All of our queries comply with the last two points, so we concentrated on investigating file format and file size against dataset size. As we are looking to using Redshift spectrum for ELT, it is effectively acting as a staging area for smaller datasets which means that the number of rows involved is only the batch size loaded at any one time, typically up to around 5 million rows.
We therefore tested the following scenarios:
|File format||- Raw CSV|
|- GZip compressed|
|- Parquet formatted|
|File size||- Small - below 100MB|
|- Medium - above 100MB but below 1GB|
|Dataset size||- Small - approx 35,000 rows, 15 columns (VARCHARs and INTs)|
|- Medium - approx 5,000,000 rows, 15 columns (VARCHARs and INTs)|
|Query complexity||- Simple1 - two columns, where clause selects ~90% of rows|
|- Simple2 - two columns, where clause selects ~10% of rows|
|- Complex1 - join, three columns, where clause selects ~90% of rows|
|- Complex2 - join, three columns, where clause selects ~10% of rows|
Query test results
We loaded the test data directly into Redshift to give a baseline performance against which to normalize the rest of the results. We applied our test SQL to all the possible optimisation variants and tabulated the results. We ran all of the queries 100 times and averaged response times to minimize any short-term temporal effects such as cluster performance, code compilation or results caching:
The raw results can be downloaded here. The normalized values show the length of time a query took compared to the baseline (e.g., 2.0 means a Spectrum query took twice as long compared to the equivalent loaded data query or 200% of the time)

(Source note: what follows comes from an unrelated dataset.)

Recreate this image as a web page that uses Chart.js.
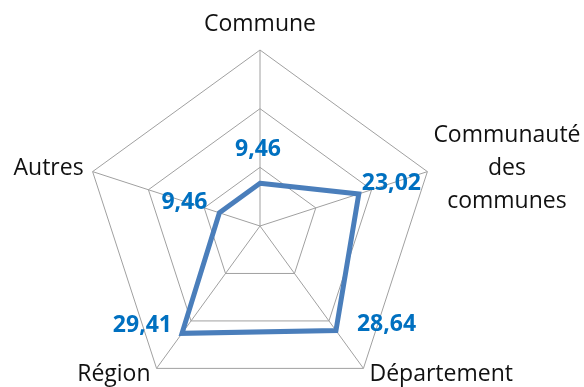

Besides confirming that these optimisation techniques do work, the results held a few surprises for us. For instance, we didn't predict that file size would be far more significant than file format in affecting query times, so this is an easy win to improve performance. Also, changing the file format is only substantial for more massive datasets, meaning for our smaller Proof of Concepts there's no value in converting the data to Parquet. For the medium-sized dataset, GZipping can be nearly as effective as Parquet under some circumstances, so this could save valuable processing time for some applications (although for even more massive datasets we expect Parquet to provide more significant optimisation).
The most notable surprise of all though, was that by optimising the file size and using Parquet formatting, it's almost possible to match native Redshift performance under some circumstances. This speed bodes well for production use of Redshift Spectrum, although the processing time and cost of converting the raw CSV files to Parquet needs to be taken into account as well.
We conclude that Redshift Spectrum can provide comparable ELT query times to standard Redshift. As the latency of loading data into Redshift can be substantial, we see Redshift Spectrum as a more performant option under some circumstances.
To get the best performance, you should:
- Split files in the hundreds of Mb.
- For batches of millions of rows, GZip and Parquet perform much better than raw CSV.
- If your data is not already in Parquet format it is probably not worthwhile transforming it just for ELT.